C'est dans ce quartier grouillant de Montréal que se terre Jimmy
Weber, un vieux ''criss'' excentrique à souhait aspirant à
produire une série de publicités pour vendre le Festival
western de Sainte-Tite aux Américains. Dans un premier temps,
Sauvé nous plonge dans l'univers de cette créature fascinante.
Inoffensif paumé, Jimmy passe de la cuisine au dépanneur
nonchalamment. Il boit et fume sans trop se poser de questions tandis
que son vieux père se meurt à l'hôpital. C'est lorsque
sa proposition boiteuse est refusée par la direction du festival
que Jimmy perd quelques boulons et passe au plan B : il décide
de kidnapper la précieuse réserve de bière de l'événement,
carburant essentiel à son bon fonctionnement. Bien entendu, l'arnaque
mal complotée ne fonctionnera pas comme prévu.

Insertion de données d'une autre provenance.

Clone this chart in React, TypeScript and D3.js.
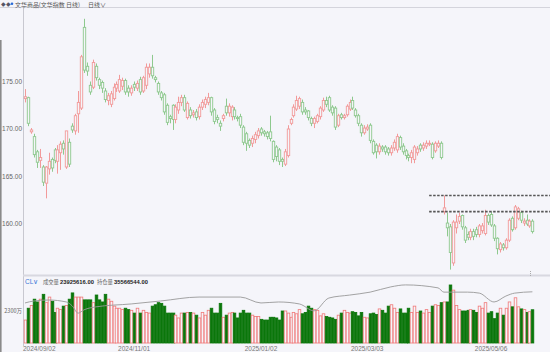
import * as d3 from 'd3';
import React, { useEffect, useRef } from 'react';

// daily candles [open, high, low, close]
const candles: number[][] = [
  [173.2,174.2,172.8,173.4],[173.3,173.4,170.3,170.6],[169.7,170.1,169.5,169.9],[169.2,169.5,167.0,167.3],
  [167.6,167.8,165.9,166.5],[166.7,167.9,165.9,167.0],[166.0,166.2,164.0,164.4],[164.3,166.1,162.7,166.0],
  [165.8,167.5,165.2,166.6],[166.8,167.0,165.5,165.9],[167.8,168.0,166.4,166.7],[166.6,168.3,165.3,167.8],
  [167.5,168.7,165.7,168.4],[168.5,168.8,167.3,167.9],[166.0,169.8,165.8,169.8],[168.6,169.0,166.0,166.3],
  [170.3,170.6,169.6,169.9],[169.8,171.6,169.4,171.4],[171.6,174.0,169.6,172.8],[172.2,177.8,172.0,177.6],
  [180.7,181.6,175.9,176.2],[176.6,177.0,175.6,176.1],[174.6,175.0,173.6,173.9],[174.4,177.3,174.2,177.0],
  [176.6,176.9,175.1,175.4],[175.2,175.4,174.2,174.6],[174.9,175.1,173.8,174.3],[174.0,174.3,172.8,173.1],
  [173.0,173.8,172.5,173.5],[172.6,174.0,172.3,173.7],[173.2,174.8,173.0,174.4],[174.3,175.0,173.9,174.7],
  [174.0,175.7,173.8,175.2],[174.5,175.4,174.1,175.1],[175.1,175.3,173.6,173.9],[174.3,174.6,173.4,173.9],
  [173.8,174.6,173.5,174.3],[174.7,175.0,174.0,174.4],[174.3,175.1,174.0,174.8],[175.2,175.5,173.6,173.9],
  [174.0,175.6,173.8,175.4],[174.6,176.9,174.2,176.5],[175.8,176.9,175.4,176.5],[176.5,177.8,175.3,175.6],
  [175.4,175.6,174.9,175.2],[174.8,175.0,173.6,173.9],[173.8,174.0,173.0,173.3],[173.6,173.8,171.5,171.8],
  [172.5,172.7,170.4,170.7],[171.3,171.5,170.6,171.1],[172.5,172.6,169.9,171.0],[171.0,172.6,170.6,172.3],
  [172.0,173.4,171.6,172.8],[172.8,173.6,172.4,173.3],[173.3,173.6,171.8,172.0],[171.2,172.9,171.0,172.7],
  [172.0,172.3,171.1,171.4],[171.5,172.0,171.2,171.7],[171.8,172.1,170.9,171.2],[171.3,172.6,171.0,172.3],
  [172.3,173.1,172.0,172.8],[172.6,173.4,172.2,173.1],[172.8,173.8,172.5,173.3],[173.3,173.4,171.4,171.8],
  [172.0,172.2,170.5,170.8],[171.2,171.5,170.6,171.0],[170.6,170.9,169.8,170.3],[171.1,171.6,170.8,171.4],
  [172.4,173.2,171.4,171.7],[171.7,172.7,171.3,172.4],[171.3,172.5,170.9,172.3],[172.0,172.3,171.0,171.3],
  [171.2,171.4,170.8,171.1],[171.3,171.6,170.1,170.4],[170.2,170.4,168.3,168.6],[169.5,169.7,167.7,168.5],
  [168.8,169.0,168.0,168.3],[168.5,169.3,168.1,169.0],[168.9,169.7,168.5,169.4],[169.3,170.1,169.0,169.8],
  [170.0,170.2,169.3,169.6],[169.7,169.9,169.2,169.5],[169.6,169.8,168.9,169.2],[169.7,171.4,168.7,169.0],
  [168.7,168.8,166.5,166.8],[168.1,168.3,166.6,167.1],[167.8,168.0,166.2,166.6],[166.8,167.0,166.0,166.6],
  [166.3,167.9,166.1,167.6],[167.2,170.4,167.0,170.0],[170.6,171.2,170.4,171.0],[171.4,172.6,171.2,172.3],
  [172.1,173.5,171.9,173.0],[172.4,173.4,172.1,173.2],[172.8,173.1,171.5,171.8],[172.0,172.3,171.5,171.8],
  [171.9,172.0,170.9,171.2],[171.1,171.3,170.3,170.6],[170.6,171.3,170.1,171.1],[170.8,171.6,170.6,171.4],
  [171.3,172.4,171.0,172.2],[172.0,173.3,171.8,173.0],[173.0,173.4,172.3,172.6],[173.3,173.5,171.8,172.0],
  [172.3,172.5,171.4,171.7],[172.2,172.4,169.9,170.2],[170.4,171.6,170.2,171.4],[171.5,171.7,171.0,171.2],
  [171.2,171.6,171.0,171.4],[171.5,172.6,171.3,172.4],[172.1,173.1,171.9,172.8],[173.0,173.4,172.0,172.2],
  [172.0,172.2,171.2,171.4],[171.4,171.6,170.3,170.6],[170.4,170.6,169.2,169.6],[169.6,170.4,169.4,170.1],
  [170.0,170.5,169.8,170.2],[170.4,170.6,168.5,168.8],[168.7,168.9,167.3,167.5],[168.3,168.5,166.9,167.6],
  [167.6,168.5,167.3,168.2],[168.1,168.3,167.6,167.9],[168.1,168.3,167.3,167.6],[167.9,168.1,167.2,167.5],
  [167.5,168.3,167.2,168.0],[168.0,168.9,167.7,168.6],[167.8,169.5,167.5,169.2],[169.1,169.3,167.8,168.1],
  [168.2,168.5,167.3,167.6],[167.7,167.9,166.8,167.2],[167.2,167.4,166.6,167.0],[167.0,167.8,166.4,167.5],
  [166.8,168.3,166.4,168.1],[167.5,168.2,167.2,167.9],[168.3,168.5,167.6,167.9],[168.0,168.6,167.7,168.3],
  [168.2,168.8,167.9,168.5],[168.4,168.8,168.2,168.5],[168.4,168.6,166.8,167.0],[167.7,168.7,167.5,168.5],
  [168.2,168.8,168.0,168.5],[168.5,168.7,166.8,167.0],[161.3,163.0,161.0,161.7],[160.1,161.2,158.7,159.6],
  [159.7,160.0,155.2,157.0],[155.9,160.4,155.6,160.2],[159.6,161.0,159.0,160.2],[160.3,161.2,160.0,160.8],
  [160.9,161.0,159.4,159.7],[159.6,159.8,158.0,158.3],[158.9,159.2,158.3,158.6],[158.6,159.5,158.3,159.2],
  [159.2,159.5,158.3,158.7],[159.4,159.7,158.6,158.9],[158.9,160.0,158.6,159.8],[159.3,160.1,159.0,159.8],
  [159.0,161.5,158.8,160.9],[160.9,161.1,159.9,160.2],[161.0,161.3,159.7,159.9],[159.8,160.0,158.2,158.5],
  [158.5,158.6,156.8,157.4],[157.3,158.1,157.0,157.9],[157.8,158.0,157.2,157.5],[157.5,158.5,157.3,158.3],
  [158.3,160.6,158.1,160.4],[160.6,160.8,159.2,159.4],[159.6,162.0,159.4,161.8],[160.6,161.8,160.4,161.6],
  [161.2,161.4,160.1,160.4],[160.1,160.6,159.8,160.3],[160.4,161.0,159.8,160.0],[159.8,160.5,159.6,160.3],
  [160.3,160.5,159.0,159.2],
];

// volume, millions
const volumes = [
  16.5,25,27,31.5,29.5,31.5,35,29,33,30,22,25,24,26.5,27,31.5,36,33,33,33,
  31,31,31,29,34.5,31,29.5,35,31.5,30,26.5,25,25,24,25,24,23.5,21.5,25,21.5,
  23.5,22,21.5,26.5,27.5,29,28.5,26.5,21.5,21.5,21.5,20,18,21.5,21.5,22,22,21.5,20,18,
  22,20,23.5,25,21.5,21.5,28.5,18.5,20,21.5,22,21.5,18,21.5,23.5,21.5,21.5,20,19,19,
  17,16.5,16.5,18.5,18.5,18,16.5,23,23,21.5,18.5,22,21,24,21,22,26.5,25,24,23.5,
  19.5,21,19,18.5,18,17,20,21.5,23.5,22,21.5,22.5,22,19.5,22,18.5,18,21,21.5,20.5,
  24.5,23.5,21.5,26.5,27.5,25,22,24.5,21.5,21.5,25,22,26.5,22,23,21.5,24,22,26.5,27.5,
  27,29,29.5,29.5,41.7,38,27,24,23,23,23.5,24,23.5,22,26.5,25,29,21.5,22.5,17.5,
  21.5,25,20,25,29.5,26,32.5,26,24.5,24,22,22.5,23.9,
];

// open interest, read at a few candles (millions)
const oiIndex = [0,3,8,14,16,18,20,24,36,46,59,73,80,86,93,98,103,110,117,124,129,140,142,150,154,159,163,166,172];
const oiValue = [32.2,32.8,33.1,32.5,31.3,29.1,30.1,31.0,31.9,32.8,34.0,34.0,32.2,32.5,31.9,29.8,33.7,34.6,35.5,37.1,37.7,36.8,35.5,35.5,35.2,32.5,34.3,35.2,35.6];

const priceTicks = [160, 165, 170, 175];
const dateLabels = ['2024/09/02', '2024/11/01', '2025/01/02', '2025/03/03', '2025/05/06'];
const dateIndex = [0, 37, 80, 116, 158];
const levels = [163.0, 161.3];
const levelStart = 137;

const UP = '#f29a9a';
const DOWN = '#8ec98e';
const BG = '#f5f5fa';

function App() {
  const ref = useRef<SVGSVGElement>(null);

  useEffect(() => {
    const svg = d3.select(ref.current);
    svg.selectAll('*').remove();

    const N = candles.length;
    const x = d3.scaleLinear().domain([0, N - 1]).range([25, 532.4]);
    const y = d3.scaleLinear().domain([160, 175]).range([224, 81.5]);
    const yVol = d3.scaleLinear().domain([0, 46]).range([343, 279]);
    const yOI = d3.scaleLinear().domain([20, 39.5]).range([343, 279]);
    const font = 'Liberation Sans, Arial, sans-serif';
    const cjk = 'Noto Sans CJK SC, sans-serif';

    svg.append('rect').attr('width', 550).attr('height', 352).attr('fill', BG);

    // frame lines
    svg.append('line').attr('x1', 0).attr('x2', 550).attr('y1', 7.5).attr('y2', 7.5)
      .attr('stroke', '#d4d4dc').attr('stroke-width', 1);
    svg.append('line').attr('x1', 23.5).attr('x2', 23.5).attr('y1', 7).attr('y2', 346)
      .attr('stroke', '#c8c8d0').attr('stroke-width', 1);
    svg.append('line').attr('x1', 23).attr('x2', 550).attr('y1', 275.5).attr('y2', 275.5)
      .attr('stroke', '#d8d8e0').attr('stroke-width', 2);
    svg.append('line').attr('x1', 0.8).attr('x2', 0.8).attr('y1', 40).attr('y2', 352)
      .attr('stroke', '#8a8a8a').attr('stroke-width', 1.6);
    svg.append('line').attr('x1', 530.5).attr('x2', 530.5).attr('y1', 271).attr('y2', 277)
      .attr('stroke', '#aaa').attr('stroke-dasharray', '1,1');

    // title
    svg.append('text').attr('x', 1).attr('y', 6).attr('font-size', 5.5).attr('fill', '#556')
      .attr('font-family', font).text('◆◆');
    svg.append('circle').attr('cx', 12).attr('cy', 3.8).attr('r', 1.3).attr('fill', '#2a6ad8');
    svg.append('text').attr('x', 15).attr('y', 6.6).attr('font-size', 6).attr('fill', '#555')
      .attr('font-family', cjk).attr('textLength', 65).attr('lengthAdjust', 'spacingAndGlyphs')
      .text('文华商品(文华指数 日线)');
    svg.append('text').attr('x', 88).attr('y', 6.6).attr('font-size', 6).attr('fill', '#555')
      .attr('font-family', cjk).text('日线∨');

    // price axis labels
    svg.selectAll('.ptick').data(priceTicks).enter().append('text')
      .attr('x', 22).attr('y', d => y(d) + 2.3)
      .attr('text-anchor', 'end').attr('font-size', 6.5).attr('fill', '#666')
      .attr('font-family', font).text(d => d3.format('.2f')(d));

    // candles
    const g = svg.append('g');
    candles.forEach((c, i) => {
      const [o, h, l, cl] = c;
      const col = cl >= o ? UP : DOWN;
      const cx = Math.round(x(i)) + 0.5;
      g.append('line').attr('x1', cx).attr('x2', cx).attr('y1', y(h)).attr('y2', y(l))
        .attr('stroke', col).attr('stroke-width', 1);
      const top = y(Math.max(o, cl));
      const hgt = Math.max(1, Math.abs(y(o) - y(cl)));
      g.append('rect').attr('x', cx - 1.2).attr('y', top).attr('width', 2.4).attr('height', hgt)
        .attr('fill', BG).attr('stroke', col).attr('stroke-width', 0.9);
    });

    // dashed levels
    levels.forEach(v => {
      svg.append('line').attr('x1', x(levelStart)).attr('x2', 550).attr('y1', y(v)).attr('y2', y(v))
        .attr('stroke', '#555').attr('stroke-width', 1.6).attr('stroke-dasharray', '2.5,1.5');
    });

    // volume bars
    volumes.forEach((v, i) => {
      const c = candles[i];
      const up = c[3] >= c[0];
      const cx = Math.round(x(i)) + 0.5;
      svg.append('rect').attr('x', cx - 1.3).attr('y', yVol(v)).attr('width', 2.6)
        .attr('height', yVol(0) - yVol(v))
        .attr('fill', up ? BG : '#0a760a').attr('stroke', up ? '#f07878' : '#0a760a')
        .attr('stroke-width', 0.8);
    });

    // open interest line
    const oiLine = d3.line<number>().x((d, k) => x(oiIndex[k])).y(d => yOI(d)).curve(d3.curveMonotoneX);
    svg.append('path').attr('d', oiLine(oiValue)).attr('fill', 'none')
      .attr('stroke', '#999').attr('stroke-width', 0.9);

    // volume legend
    const leg = svg.append('g');
    leg.append('text').attr('x', 25).attr('y', 284).attr('font-size', 6.5).attr('fill', '#3d78d8')
      .attr('font-family', font).text('CL∨');
    leg.append('text').attr('x', 43).attr('y', 284).attr('fill', '#666').attr('font-family', cjk)
      .attr('font-size', 5.3).text('成交量');
    leg.append('text').attr('x', 60).attr('y', 284).attr('fill', '#222').attr('font-family', font)
      .attr('font-size', 5.8).attr('font-weight', 'bold').text('23925616.00');
    leg.append('text').attr('x', 97).attr('y', 284).attr('fill', '#666').attr('font-family', cjk)
      .attr('font-size', 5.3).text('持仓量');
    leg.append('text').attr('x', 114).attr('y', 284).attr('fill', '#222').attr('font-family', font)
      .attr('font-size', 5.8).attr('font-weight', 'bold').text('35566544.00');

    svg.append('text').attr('x', 22).attr('y', yVol(23) + 2).attr('text-anchor', 'end')
      .attr('font-size', 5.5).attr('fill', '#666').attr('font-family', cjk).text('2300万');

    // date labels
    dateLabels.forEach((d, k) => {
      const first = k === 0;
      svg.append('text').attr('x', first ? 23 : x(dateIndex[k])).attr('y', 351)
        .attr('text-anchor', first ? 'start' : 'middle')
        .attr('font-size', 6.5).attr('fill', '#777').attr('font-family', font).text(d);
    });
  }, []);

  return (
    <svg ref={ref} width={550} height={352} style={{ position: 'absolute', left: 0, top: 0 }} />
  );
}

export default App;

Pour sa part, Jimmywork est un engrenage réglé
au quart de tour qui dépasse nos attentes. De toute évidence,
le passé de monteur de Simon Sauvé informe sa façon
d'approcher la réalisation. À partir de 200 heures de
vidéo, il compose un hybride parfait entre le documentaire et
la fiction où la frontière de la réalité
est difficile, voire impossible à définir. Son film transcende
ses origines modestes pour établir une esthétique crue
qui lui est propre, exploitant avec brio une photographie en noir et
blanc dont le grain est exacerbé avec verve. Alimenté
par une trame sonore oscillant entre le country et le post-rock, Jimmywork
ose avoir du caractère à revendre et n'hésite aucunement
à cultiver le côté malpropre de sa finition à
des fins heureusement compréhensibles. Pourtant, Sauvé
ponctue ce portrait crasseux d'instants de poésie qu'un montage
fluide intègre parfaitement à la trame narrative du film.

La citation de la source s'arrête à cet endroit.